You pull up the Alexa app on your phone to check on a routine scheduled on your Echo Hub, but the dashboard widgets hang on "Loading" or your smart home devices all show as offline. The Hub itself might be sitting on your wall with the clock facing forward like nothing is wrong. When the Alexa app loses control of the Echo Hub, the fix is usually in the app or the network connection, not the Hub itself.
Start by force-quitting the Alexa app and reopening it. This clears any temporary app glitches. On an iPhone, swipe up from the bottom edge and pause, then flick the Alexa card up. On Android, tap the recent apps button and swipe the Alexa app away. Give the app a second to fully reload.
Check for an Alexa Service Outage
Amazon's Alexa services run on AWS, and like any cloud platform, they can go down. Before you start digging into settings, check a status page or just try asking Alexa a basic question on another device. If the whole Alexa backend is down, your Hub won't get commands from the app until Amazon restores things.

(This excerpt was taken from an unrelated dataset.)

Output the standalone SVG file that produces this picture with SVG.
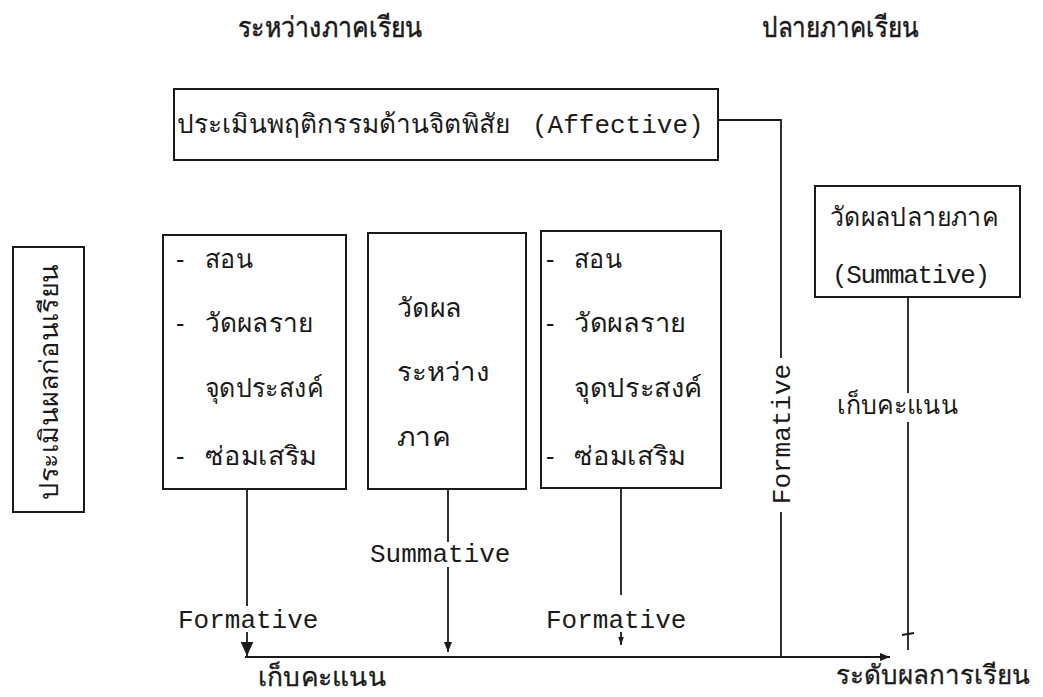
<svg xmlns="http://www.w3.org/2000/svg" width="1043" height="697" viewBox="0 0 1043 697">
<defs>
<style>
.bx{fill:none;stroke:#1a1a1a;stroke-width:2}
.ln{fill:none;stroke:#1a1a1a;stroke-width:1.8}
.th{font-family:"Noto Sans",sans-serif;font-size:26px;fill:#1a1a1a}
.hd{font-family:"Noto Sans",sans-serif;font-size:28px;fill:#1a1a1a;stroke:#1a1a1a;stroke-width:0.5}
.bt{font-family:"Noto Sans",sans-serif;font-size:26px;fill:#1a1a1a;stroke:#1a1a1a;stroke-width:0.3}
.mo{font-family:"Liberation Mono",monospace;font-size:26px;fill:#1a1a1a}
</style>
<marker id="ah" viewBox="0 0 10 10" refX="10" refY="5" markerWidth="10" markerHeight="10" markerUnits="userSpaceOnUse" orient="auto"><path d="M0,1 L10,5 L0,9 Z" fill="#1a1a1a"/></marker>
<marker id="ahs" viewBox="0 0 10 10" refX="10" refY="5" markerWidth="8" markerHeight="8" markerUnits="userSpaceOnUse" orient="auto"><path d="M0,1.5 L10,5 L0,8.5 Z" fill="#1a1a1a"/></marker>
<marker id="ahb" viewBox="0 0 10 10" refX="10" refY="5" markerWidth="16" markerHeight="14" markerUnits="userSpaceOnUse" orient="auto"><path d="M0,0.5 L10,5 L0,9.5 Z" fill="#1a1a1a"/></marker>
</defs>
<rect width="1043" height="697" fill="#ffffff"/>

<g id="headers">
<text class="hd" x="238" y="37" textLength="184" lengthAdjust="spacingAndGlyphs">ระหว่างภาคเรียน</text>
<text class="hd" x="762" y="37" textLength="156" lengthAdjust="spacingAndGlyphs">ปลายภาคเรียน</text>
</g>

<g id="node-affective">
<rect class="bx" x="174" y="89" width="544" height="71"/>
<text class="th" x="177" y="133" textLength="333" lengthAdjust="spacingAndGlyphs">ประเมินพฤติกรรมด้านจิตพิสัย</text>
<text class="mo" x="532" y="133" font-size="25">(Affective)</text>
</g>

<g id="node-pretest">
<rect class="bx" x="13" y="247" width="71" height="265"/>
<text class="th" transform="translate(58,382) rotate(-90)" text-anchor="middle" font-size="27" textLength="236" lengthAdjust="spacingAndGlyphs">ประเมินผลก่อนเรียน</text>
</g>

<g id="node-box1">
<rect class="bx" x="163" y="235" width="183" height="254"/>
<text class="th" x="176" y="268">-</text>
<text class="th" x="205" y="268" textLength="48" lengthAdjust="spacingAndGlyphs">สอน</text>
<text class="th" x="176" y="332">-</text>
<text class="th" x="205" y="332" textLength="108" lengthAdjust="spacingAndGlyphs">วัดผลราย</text>
<text class="th" x="205" y="397" textLength="118" lengthAdjust="spacingAndGlyphs">จุดประสงค์</text>
<text class="th" x="176" y="465">-</text>
<text class="th" x="205" y="465" textLength="112" lengthAdjust="spacingAndGlyphs">ซ่อมเสริม</text>
</g>

<g id="node-box2">
<rect class="bx" x="368" y="233" width="158" height="256"/>
<text class="th" x="397" y="317" textLength="65" lengthAdjust="spacingAndGlyphs">วัดผล</text>
<text class="th" x="397" y="381" textLength="93" lengthAdjust="spacingAndGlyphs">ระหว่าง</text>
<text class="th" x="397" y="446" textLength="53" lengthAdjust="spacingAndGlyphs">ภาค</text>
</g>

<g id="node-box3">
<rect class="bx" x="541" y="231" width="180" height="257"/>
<text class="th" x="546" y="268">-</text>
<text class="th" x="574" y="268" textLength="48" lengthAdjust="spacingAndGlyphs">สอน</text>
<text class="th" x="546" y="332">-</text>
<text class="th" x="574" y="332" textLength="112" lengthAdjust="spacingAndGlyphs">วัดผลราย</text>
<text class="th" x="574" y="397" textLength="128" lengthAdjust="spacingAndGlyphs">จุดประสงค์</text>
<text class="th" x="546" y="465">-</text>
<text class="th" x="574" y="465" textLength="112" lengthAdjust="spacingAndGlyphs">ซ่อมเสริม</text>
</g>

<g id="node-final">
<rect class="bx" x="815" y="186" width="205" height="111"/>
<text class="th" x="830" y="226" textLength="168" lengthAdjust="spacingAndGlyphs">วัดผลปลายภาค</text>
<text class="mo" x="832" y="283" textLength="158" lengthAdjust="spacing">(Summative)</text>
</g>

<g id="connectors">
<polyline class="ln" points="718,120 781,120 781,358"/>
<polyline class="ln" points="781,512 781,657 890,657" marker-end="url(#ah)"/>
<line class="ln" x1="245" y1="657" x2="781" y2="657"/>
<line class="ln" x1="247" y1="489" x2="247" y2="606"/>
<line class="ln" x1="247" y1="632" x2="247" y2="656" marker-end="url(#ahb)"/>
<line class="ln" x1="448" y1="489" x2="448" y2="542"/>
<line class="ln" x1="448" y1="567" x2="448" y2="652" marker-end="url(#ah)"/>
<line class="ln" x1="621" y1="488" x2="621" y2="595"/>
<line class="ln" x1="621" y1="632" x2="621" y2="645" marker-end="url(#ahs)"/>
<line class="ln" x1="908" y1="297" x2="908" y2="393"/>
<line class="ln" x1="908" y1="422" x2="908" y2="650"/>
<line class="ln" x1="902" y1="635" x2="914" y2="633"/>
</g>

<g id="labels">
<text class="mo" transform="translate(790,434) rotate(-90)" text-anchor="middle">Formative</text>
<text class="mo" x="178" y="628">Formative</text>
<text class="mo" x="546" y="628">Formative</text>
<text class="mo" x="370" y="562">Summative</text>
<text class="th" x="837" y="414" textLength="121" lengthAdjust="spacingAndGlyphs">เก็บคะแนน</text>
<text class="bt" x="258" y="686" textLength="128" lengthAdjust="spacingAndGlyphs">เก็บคะแนน</text>
<text class="bt" x="1030" y="684" font-size="23" text-anchor="end">ระดับผลการเรียน</text>
</g>
</svg>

Update the Alexa App on Your Phone
The Alexa app on your phone is the remote control for the Hub. If it's out of date, it might not communicate properly with the latest firmware on the Hub itself. Open the App Store or Google Play, search for Alexa, and tap Update if it's available. This is a quick one to rule out.
Sign Out of the Alexa App and Sign Back In
App sessions expire silently all the time. Your account might look logged in, but the authentication token for the cloud connection could be stale. Tap on Settings (the gear icon) in the Alexa app, scroll to the bottom, and tap Sign Out. Sign back in with your Amazon credentials. This refreshes the connection to Amazon's servers and often fixes app-side control issues instantly.
Power Cycle the Echo Hub
If the app is working fine but the Hub itself isn't responding, the Hub might just need a restart. You can do this without pulling the cable. Hold the Mute button on the Echo Hub for about 5 to 10 seconds. This triggers a restart, which clears temporary memory issues. Wait a minute or two for it to fully boot back up and reconnect to your network. The Hub supports both 2.4 GHz and 5 GHz Wi-Fi, so band mismatch isn't usually the problem here, but a restart helps the Hub choose the best available network connection.

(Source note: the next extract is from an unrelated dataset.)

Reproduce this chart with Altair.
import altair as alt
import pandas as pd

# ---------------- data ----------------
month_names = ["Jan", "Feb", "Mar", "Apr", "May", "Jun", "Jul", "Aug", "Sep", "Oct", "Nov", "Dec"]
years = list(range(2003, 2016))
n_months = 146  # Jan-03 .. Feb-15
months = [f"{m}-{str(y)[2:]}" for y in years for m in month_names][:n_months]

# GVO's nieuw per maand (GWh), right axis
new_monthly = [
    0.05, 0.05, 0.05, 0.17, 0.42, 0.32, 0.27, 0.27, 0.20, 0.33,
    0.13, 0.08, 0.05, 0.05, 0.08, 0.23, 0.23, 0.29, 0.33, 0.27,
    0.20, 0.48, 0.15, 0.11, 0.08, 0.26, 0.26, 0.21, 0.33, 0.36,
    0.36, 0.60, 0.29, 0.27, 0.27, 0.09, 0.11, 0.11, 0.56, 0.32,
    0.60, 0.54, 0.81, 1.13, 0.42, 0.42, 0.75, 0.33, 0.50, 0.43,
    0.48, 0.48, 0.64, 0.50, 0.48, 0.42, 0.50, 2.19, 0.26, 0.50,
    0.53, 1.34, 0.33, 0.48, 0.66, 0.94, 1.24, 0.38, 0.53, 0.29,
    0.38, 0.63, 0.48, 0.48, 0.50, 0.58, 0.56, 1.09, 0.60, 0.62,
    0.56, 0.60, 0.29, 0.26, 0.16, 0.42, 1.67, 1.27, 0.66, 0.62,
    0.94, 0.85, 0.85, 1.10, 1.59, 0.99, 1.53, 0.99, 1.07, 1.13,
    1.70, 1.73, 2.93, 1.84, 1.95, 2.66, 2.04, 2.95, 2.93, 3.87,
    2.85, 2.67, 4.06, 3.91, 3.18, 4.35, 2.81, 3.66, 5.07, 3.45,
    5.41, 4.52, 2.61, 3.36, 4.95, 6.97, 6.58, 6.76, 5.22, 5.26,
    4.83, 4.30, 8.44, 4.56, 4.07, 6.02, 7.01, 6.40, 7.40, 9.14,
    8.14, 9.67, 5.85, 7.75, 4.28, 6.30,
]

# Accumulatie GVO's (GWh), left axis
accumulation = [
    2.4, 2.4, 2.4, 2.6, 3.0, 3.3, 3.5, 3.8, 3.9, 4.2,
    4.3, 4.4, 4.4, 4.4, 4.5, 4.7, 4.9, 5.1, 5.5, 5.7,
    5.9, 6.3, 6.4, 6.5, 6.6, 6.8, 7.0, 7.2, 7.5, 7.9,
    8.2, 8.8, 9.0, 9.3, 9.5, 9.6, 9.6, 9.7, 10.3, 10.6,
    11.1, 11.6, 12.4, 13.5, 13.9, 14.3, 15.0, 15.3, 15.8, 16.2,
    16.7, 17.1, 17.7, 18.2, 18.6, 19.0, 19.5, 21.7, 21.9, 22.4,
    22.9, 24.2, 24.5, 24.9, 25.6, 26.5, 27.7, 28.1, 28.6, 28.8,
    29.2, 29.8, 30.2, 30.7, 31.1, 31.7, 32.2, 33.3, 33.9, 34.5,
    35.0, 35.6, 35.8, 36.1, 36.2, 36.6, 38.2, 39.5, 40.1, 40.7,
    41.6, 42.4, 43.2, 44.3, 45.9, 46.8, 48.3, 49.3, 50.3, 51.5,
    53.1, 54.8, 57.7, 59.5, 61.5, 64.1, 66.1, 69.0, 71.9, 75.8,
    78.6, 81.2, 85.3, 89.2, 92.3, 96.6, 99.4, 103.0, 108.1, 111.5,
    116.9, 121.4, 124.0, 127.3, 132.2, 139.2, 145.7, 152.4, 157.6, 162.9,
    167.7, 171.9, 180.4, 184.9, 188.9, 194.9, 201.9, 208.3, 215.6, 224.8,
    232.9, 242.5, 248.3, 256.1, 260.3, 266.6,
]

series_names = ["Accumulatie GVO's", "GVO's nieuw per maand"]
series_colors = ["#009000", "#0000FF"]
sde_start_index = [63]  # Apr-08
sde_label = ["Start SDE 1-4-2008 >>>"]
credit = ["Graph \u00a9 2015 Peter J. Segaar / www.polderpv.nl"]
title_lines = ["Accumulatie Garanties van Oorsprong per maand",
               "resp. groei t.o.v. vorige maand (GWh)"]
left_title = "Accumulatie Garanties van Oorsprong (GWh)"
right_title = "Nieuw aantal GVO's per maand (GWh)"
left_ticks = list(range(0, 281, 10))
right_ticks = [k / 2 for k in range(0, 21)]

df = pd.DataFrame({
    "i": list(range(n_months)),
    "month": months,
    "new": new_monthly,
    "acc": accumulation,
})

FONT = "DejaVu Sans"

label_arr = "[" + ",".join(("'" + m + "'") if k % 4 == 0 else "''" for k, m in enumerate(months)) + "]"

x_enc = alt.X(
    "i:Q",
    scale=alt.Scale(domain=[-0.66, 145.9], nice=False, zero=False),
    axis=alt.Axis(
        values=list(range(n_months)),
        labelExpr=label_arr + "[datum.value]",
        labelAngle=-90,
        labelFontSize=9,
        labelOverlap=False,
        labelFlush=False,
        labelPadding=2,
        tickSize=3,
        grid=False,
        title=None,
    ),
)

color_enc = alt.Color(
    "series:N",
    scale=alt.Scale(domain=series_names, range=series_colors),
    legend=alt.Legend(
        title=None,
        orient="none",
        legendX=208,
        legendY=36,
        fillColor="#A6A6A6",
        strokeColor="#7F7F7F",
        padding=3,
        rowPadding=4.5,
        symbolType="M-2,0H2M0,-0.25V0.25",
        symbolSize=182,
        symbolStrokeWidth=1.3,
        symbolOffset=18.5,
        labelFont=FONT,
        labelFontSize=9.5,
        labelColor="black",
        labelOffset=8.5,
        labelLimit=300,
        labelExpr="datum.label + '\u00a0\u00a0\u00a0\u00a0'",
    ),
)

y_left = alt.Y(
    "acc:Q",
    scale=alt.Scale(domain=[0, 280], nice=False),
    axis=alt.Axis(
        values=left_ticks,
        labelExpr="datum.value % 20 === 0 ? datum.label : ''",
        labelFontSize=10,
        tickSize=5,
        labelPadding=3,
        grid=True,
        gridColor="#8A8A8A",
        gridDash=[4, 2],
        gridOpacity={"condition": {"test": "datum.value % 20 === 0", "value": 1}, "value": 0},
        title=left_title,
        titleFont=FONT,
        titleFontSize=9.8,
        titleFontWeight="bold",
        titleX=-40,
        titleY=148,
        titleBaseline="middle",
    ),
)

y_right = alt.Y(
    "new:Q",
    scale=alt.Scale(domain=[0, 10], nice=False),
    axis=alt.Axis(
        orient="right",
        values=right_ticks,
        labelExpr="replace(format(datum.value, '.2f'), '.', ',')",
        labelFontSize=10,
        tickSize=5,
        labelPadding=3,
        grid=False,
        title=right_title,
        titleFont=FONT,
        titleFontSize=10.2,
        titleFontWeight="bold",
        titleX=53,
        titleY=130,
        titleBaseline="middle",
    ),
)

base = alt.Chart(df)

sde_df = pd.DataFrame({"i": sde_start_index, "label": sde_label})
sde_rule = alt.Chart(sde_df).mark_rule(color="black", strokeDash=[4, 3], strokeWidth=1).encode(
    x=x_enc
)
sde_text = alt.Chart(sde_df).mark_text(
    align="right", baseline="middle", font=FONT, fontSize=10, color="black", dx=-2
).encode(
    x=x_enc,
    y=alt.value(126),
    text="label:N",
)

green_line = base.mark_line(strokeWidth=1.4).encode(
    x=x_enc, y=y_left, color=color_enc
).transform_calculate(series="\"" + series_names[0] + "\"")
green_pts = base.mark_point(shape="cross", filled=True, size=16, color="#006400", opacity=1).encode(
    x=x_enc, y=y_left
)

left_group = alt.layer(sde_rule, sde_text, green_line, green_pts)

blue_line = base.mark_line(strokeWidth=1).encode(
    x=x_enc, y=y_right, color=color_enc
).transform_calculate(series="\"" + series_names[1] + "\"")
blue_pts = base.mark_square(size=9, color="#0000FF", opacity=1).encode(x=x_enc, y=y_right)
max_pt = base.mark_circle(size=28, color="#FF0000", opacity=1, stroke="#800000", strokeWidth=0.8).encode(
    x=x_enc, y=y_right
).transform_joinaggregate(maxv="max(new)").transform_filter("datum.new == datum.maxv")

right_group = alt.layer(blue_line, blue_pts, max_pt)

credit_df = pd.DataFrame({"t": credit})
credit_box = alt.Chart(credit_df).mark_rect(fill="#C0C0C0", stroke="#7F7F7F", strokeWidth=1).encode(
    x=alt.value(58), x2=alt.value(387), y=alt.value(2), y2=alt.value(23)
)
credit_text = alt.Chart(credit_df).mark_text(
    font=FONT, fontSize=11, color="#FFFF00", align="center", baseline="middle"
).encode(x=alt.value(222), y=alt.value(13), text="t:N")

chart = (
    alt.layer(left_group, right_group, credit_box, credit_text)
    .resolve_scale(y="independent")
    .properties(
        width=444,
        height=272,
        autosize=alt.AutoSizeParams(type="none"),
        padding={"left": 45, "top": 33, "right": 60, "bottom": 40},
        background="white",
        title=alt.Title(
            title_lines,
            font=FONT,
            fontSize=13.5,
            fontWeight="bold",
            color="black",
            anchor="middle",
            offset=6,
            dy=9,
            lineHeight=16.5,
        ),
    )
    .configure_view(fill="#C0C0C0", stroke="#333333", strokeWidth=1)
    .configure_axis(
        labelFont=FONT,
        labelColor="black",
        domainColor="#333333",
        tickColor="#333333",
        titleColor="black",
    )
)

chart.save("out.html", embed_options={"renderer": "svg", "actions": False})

Verify App Permissions on Your Phone
Phone operating system updates can sometimes quietly revoke app permissions. The Alexa app needs specific permissions to discover devices on your local network. On an iPhone, go to Settings > Alexa and make sure Local Network is turned on. Without this, the app can't talk to the Hub over Wi-Fi. On Android, check Settings > Apps > Alexa > Permissions and grant access to location and nearby devices.
Reinstall the Alexa App
If the app behaves strangely after trying all the above steps, a clean install removes any corrupted local data. Delete the Alexa app from your phone, then reboot the phone itself. Download a fresh copy from the App Store or Google Play, sign in, and your Echo Hub will show up in your device list. Your smart home configuration is stored in the cloud, so nothing gets permanently lost by removing the app.
Factory Reset the Echo Hub
This is the nuclear option, so try everything else first. A factory reset wipes your Hub's local settings and re-pairs it to your Amazon account from scratch. In the Alexa app, tap Devices > All Devices > select your Echo Hub > Device Options > Reset to Factory Defaults. You can also do a hardware shortcut by holding the Mute button for 5 to 10 seconds to restart, but the full factory reset requires the on-screen menu. After the reset, you will need to set up the Hub again, including reconnecting to Wi-Fi or PoE+ power if you're using it with a third-party 802.3at adapter. The reset clears any commissioned Zigbee, Matter, or Thread devices, so you'll need to reconnect those as well.